Damian Williams, the United States Attorney for the Southern District of New York, AnnMarie R. Highsmith, Executive Assistant Commissioner for U.S. Customs and Border Protection’s (“CBP”) Office of Trade, and Francis Russo, Director of CBP Field Operations New York, announced today that the United States has filed and settled a civil lawsuit against International Vitamins Corporation (“IVC”), a United States-based company that imports and sells vitamins and nutritional supplements from China.  The settlement resolves claims that, for years, IVC defrauded the United States by misclassifying more than 30 of its products under the Harmonized Tariff Schedule (“HTS”) in order to avoid paying customs duties and by failing to pay back duties owed to the United States even after IVC finally corrected its longstanding misclassifications.

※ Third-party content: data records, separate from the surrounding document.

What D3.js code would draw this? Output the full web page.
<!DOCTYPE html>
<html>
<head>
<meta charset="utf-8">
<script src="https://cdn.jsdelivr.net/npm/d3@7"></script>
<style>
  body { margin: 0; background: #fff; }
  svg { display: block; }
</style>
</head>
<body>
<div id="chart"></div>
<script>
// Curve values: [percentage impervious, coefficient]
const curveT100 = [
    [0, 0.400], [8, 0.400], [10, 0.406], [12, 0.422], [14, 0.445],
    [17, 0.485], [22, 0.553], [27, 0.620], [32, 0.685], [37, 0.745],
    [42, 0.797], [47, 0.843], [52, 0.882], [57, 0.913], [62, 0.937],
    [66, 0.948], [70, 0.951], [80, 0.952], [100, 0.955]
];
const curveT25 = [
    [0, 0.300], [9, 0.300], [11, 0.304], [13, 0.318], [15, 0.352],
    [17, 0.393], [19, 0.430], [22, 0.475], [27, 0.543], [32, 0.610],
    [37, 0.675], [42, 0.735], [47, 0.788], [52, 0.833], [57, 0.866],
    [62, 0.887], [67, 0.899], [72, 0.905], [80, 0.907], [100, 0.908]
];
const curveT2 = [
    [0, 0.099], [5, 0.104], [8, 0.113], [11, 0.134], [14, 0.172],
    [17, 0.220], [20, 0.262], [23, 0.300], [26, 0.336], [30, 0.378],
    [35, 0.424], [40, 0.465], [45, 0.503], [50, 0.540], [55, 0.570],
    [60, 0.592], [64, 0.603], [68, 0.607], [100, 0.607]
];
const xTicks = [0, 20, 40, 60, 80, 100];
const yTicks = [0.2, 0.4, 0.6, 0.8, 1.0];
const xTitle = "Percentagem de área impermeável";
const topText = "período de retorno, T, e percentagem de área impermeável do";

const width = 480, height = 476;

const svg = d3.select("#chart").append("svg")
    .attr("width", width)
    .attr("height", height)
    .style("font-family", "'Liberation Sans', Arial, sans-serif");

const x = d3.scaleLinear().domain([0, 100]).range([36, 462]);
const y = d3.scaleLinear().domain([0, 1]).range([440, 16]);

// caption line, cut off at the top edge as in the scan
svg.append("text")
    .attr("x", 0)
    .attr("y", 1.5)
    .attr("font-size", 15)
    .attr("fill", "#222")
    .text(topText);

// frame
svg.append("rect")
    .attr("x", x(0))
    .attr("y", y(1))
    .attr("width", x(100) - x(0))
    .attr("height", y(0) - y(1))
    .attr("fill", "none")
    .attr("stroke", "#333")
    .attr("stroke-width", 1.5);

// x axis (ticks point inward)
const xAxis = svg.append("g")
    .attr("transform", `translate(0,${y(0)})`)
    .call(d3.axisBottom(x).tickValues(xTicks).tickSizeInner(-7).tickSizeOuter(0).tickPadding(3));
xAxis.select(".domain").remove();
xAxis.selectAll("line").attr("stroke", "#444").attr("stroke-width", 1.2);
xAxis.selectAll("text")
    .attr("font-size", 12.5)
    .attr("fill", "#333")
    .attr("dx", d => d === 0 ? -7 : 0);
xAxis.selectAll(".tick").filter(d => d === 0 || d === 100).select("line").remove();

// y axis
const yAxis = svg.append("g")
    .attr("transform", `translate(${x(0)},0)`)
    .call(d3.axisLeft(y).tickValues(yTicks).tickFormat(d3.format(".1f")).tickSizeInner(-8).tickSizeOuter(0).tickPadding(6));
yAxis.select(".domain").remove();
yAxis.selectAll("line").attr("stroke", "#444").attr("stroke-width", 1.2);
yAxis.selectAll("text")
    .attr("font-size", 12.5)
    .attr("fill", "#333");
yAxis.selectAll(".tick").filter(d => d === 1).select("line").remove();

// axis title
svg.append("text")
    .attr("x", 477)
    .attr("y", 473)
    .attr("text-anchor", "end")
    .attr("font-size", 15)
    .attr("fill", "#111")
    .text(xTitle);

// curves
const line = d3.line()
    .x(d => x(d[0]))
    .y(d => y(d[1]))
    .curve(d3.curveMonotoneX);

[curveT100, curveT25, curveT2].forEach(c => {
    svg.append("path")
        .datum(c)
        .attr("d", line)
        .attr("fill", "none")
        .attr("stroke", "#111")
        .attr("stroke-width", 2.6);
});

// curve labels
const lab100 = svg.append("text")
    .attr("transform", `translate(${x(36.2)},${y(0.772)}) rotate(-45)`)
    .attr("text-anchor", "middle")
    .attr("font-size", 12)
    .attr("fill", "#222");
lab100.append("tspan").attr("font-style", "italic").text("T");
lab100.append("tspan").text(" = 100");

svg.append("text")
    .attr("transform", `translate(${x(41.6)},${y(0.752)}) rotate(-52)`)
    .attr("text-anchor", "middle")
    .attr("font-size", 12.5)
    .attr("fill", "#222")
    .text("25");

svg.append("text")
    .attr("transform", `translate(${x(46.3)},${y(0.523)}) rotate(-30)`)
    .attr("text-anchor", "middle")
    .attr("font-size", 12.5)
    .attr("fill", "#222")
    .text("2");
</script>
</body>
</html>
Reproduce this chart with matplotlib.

Under the settlement agreement approved by U.S. District Judge Mary Kay Vyskocil, IVC will pay $22,865,055 to the United States.  As part of the settlement agreement, IVC also made admissions regarding its conduct.  IVC admitted that, between 2015 and 2019, it utilized HTS classifications for 32 products it imported from China (the “Covered Products”) that carried duty-free rates, even though those products, if accurately classified, would have been subject to the payment of duties.  IVC also admitted that even after it retained a consultant in 2018 who informed IVC that it had been misclassifying the Covered Products, IVC did not implement the correct classifications for over nine months and never remitted duties that it had underpaid to the United States because of its misclassification of the Covered Products.

U.S. Attorney Damian Williams said: “IVC engaged in a fraudulent scheme to avoid customs duties owed to the United States by misclassifying many of its products as duty-free when importing them from China.  Worse yet, IVC made no effort to right its wrongs even after acknowledging internally that it had underpaid millions of dollars of duties owed.  This Office is committed to combatting customs fraud by holding companies accountable when they attempt to avoid paying what they owe when importing goods from abroad.”